WHAT IS BEING ASKED » Leaving out all pictures, copy exactly the lines from the one containing "Write the D3.js code for this chart." down to the one containing "d3.scaleLinear().domain([1.6, 42.6]).range([plotH, 0]);", both of them included.

ENTRIES »
····················

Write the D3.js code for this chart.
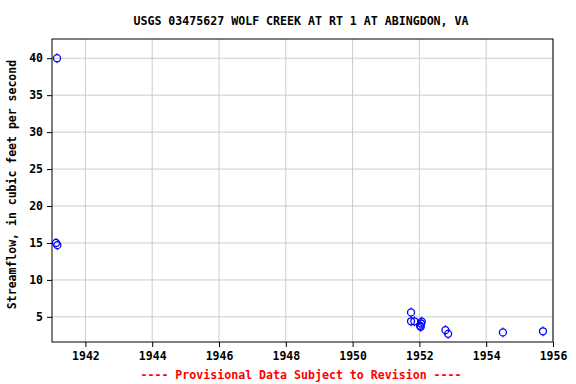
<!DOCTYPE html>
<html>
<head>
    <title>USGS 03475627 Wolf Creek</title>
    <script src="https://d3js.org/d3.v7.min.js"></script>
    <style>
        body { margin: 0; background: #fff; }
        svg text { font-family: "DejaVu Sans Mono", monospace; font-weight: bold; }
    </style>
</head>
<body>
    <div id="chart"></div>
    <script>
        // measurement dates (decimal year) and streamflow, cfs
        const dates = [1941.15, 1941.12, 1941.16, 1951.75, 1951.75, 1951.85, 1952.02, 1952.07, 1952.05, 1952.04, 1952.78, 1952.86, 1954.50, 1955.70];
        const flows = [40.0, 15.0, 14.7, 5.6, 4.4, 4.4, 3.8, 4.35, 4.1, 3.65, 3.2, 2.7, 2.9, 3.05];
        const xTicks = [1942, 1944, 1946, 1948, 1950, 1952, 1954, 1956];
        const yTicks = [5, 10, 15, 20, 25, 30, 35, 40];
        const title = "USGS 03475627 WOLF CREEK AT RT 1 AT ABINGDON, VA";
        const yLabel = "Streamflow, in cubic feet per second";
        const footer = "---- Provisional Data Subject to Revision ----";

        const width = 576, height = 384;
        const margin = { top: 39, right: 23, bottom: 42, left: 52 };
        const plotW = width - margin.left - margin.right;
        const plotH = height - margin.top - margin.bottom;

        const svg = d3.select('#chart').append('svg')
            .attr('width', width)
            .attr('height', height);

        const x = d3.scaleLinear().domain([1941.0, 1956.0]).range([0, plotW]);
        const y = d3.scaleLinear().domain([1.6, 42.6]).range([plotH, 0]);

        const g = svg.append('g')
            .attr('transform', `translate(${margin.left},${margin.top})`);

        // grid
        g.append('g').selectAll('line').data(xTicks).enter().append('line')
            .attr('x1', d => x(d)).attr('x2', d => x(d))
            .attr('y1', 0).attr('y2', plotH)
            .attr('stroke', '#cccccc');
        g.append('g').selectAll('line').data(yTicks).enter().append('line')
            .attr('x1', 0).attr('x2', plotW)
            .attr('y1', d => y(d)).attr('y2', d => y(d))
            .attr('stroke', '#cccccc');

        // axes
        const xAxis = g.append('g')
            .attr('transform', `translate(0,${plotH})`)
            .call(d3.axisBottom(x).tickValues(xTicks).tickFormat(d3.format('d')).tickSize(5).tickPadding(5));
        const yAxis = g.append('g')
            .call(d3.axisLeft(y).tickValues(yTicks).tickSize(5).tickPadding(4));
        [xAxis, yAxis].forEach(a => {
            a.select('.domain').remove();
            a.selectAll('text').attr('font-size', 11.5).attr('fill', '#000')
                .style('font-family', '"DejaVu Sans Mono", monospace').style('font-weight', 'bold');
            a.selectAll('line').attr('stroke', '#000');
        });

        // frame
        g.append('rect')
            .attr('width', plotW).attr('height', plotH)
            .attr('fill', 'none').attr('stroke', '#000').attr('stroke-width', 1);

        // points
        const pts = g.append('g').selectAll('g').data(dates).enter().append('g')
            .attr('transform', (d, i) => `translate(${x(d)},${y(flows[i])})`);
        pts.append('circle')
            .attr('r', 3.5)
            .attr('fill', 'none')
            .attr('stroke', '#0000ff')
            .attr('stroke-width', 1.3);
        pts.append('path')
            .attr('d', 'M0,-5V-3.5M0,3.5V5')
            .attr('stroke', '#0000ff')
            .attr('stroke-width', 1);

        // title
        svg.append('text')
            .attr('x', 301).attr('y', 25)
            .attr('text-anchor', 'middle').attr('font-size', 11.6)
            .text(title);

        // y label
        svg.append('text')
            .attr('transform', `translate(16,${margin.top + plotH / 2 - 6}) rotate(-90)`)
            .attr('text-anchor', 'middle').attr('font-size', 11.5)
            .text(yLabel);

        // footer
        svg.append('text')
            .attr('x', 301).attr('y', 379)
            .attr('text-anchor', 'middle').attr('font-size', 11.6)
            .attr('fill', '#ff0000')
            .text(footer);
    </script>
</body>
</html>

····················

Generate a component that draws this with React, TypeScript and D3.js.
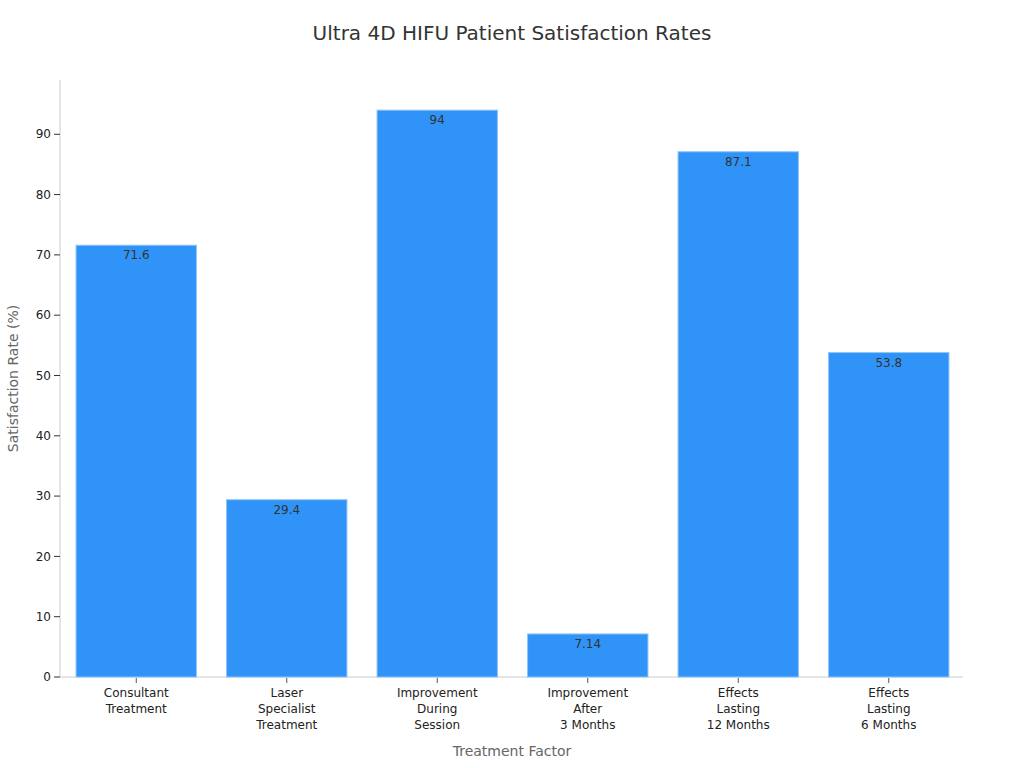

····················

EXERCISE RESULT »
Write the D3.js code for this chart.
<!DOCTYPE html>
<html>
<head>
    <title>USGS 03475627 Wolf Creek</title>
    <script src="https://d3js.org/d3.v7.min.js"></script>
    <style>
        body { margin: 0; background: #fff; }
        svg text { font-family: "DejaVu Sans Mono", monospace; font-weight: bold; }
    </style>
</head>
<body>
    <div id="chart"></div>
    <script>
        // measurement dates (decimal year) and streamflow, cfs
        const dates = [1941.15, 1941.12, 1941.16, 1951.75, 1951.75, 1951.85, 1952.02, 1952.07, 1952.05, 1952.04, 1952.78, 1952.86, 1954.50, 1955.70];
        const flows = [40.0, 15.0, 14.7, 5.6, 4.4, 4.4, 3.8, 4.35, 4.1, 3.65, 3.2, 2.7, 2.9, 3.05];
        const xTicks = [1942, 1944, 1946, 1948, 1950, 1952, 1954, 1956];
        const yTicks = [5, 10, 15, 20, 25, 30, 35, 40];
        const title = "USGS 03475627 WOLF CREEK AT RT 1 AT ABINGDON, VA";
        const yLabel = "Streamflow, in cubic feet per second";
        const footer = "---- Provisional Data Subject to Revision ----";

        const width = 576, height = 384;
        const margin = { top: 39, right: 23, bottom: 42, left: 52 };
        const plotW = width - margin.left - margin.right;
        const plotH = height - margin.top - margin.bottom;

        const svg = d3.select('#chart').append('svg')
            .attr('width', width)
            .attr('height', height);

        const x = d3.scaleLinear().domain([1941.0, 1956.0]).range([0, plotW]);
        const y = d3.scaleLinear().domain([1.6, 42.6]).range([plotH, 0]);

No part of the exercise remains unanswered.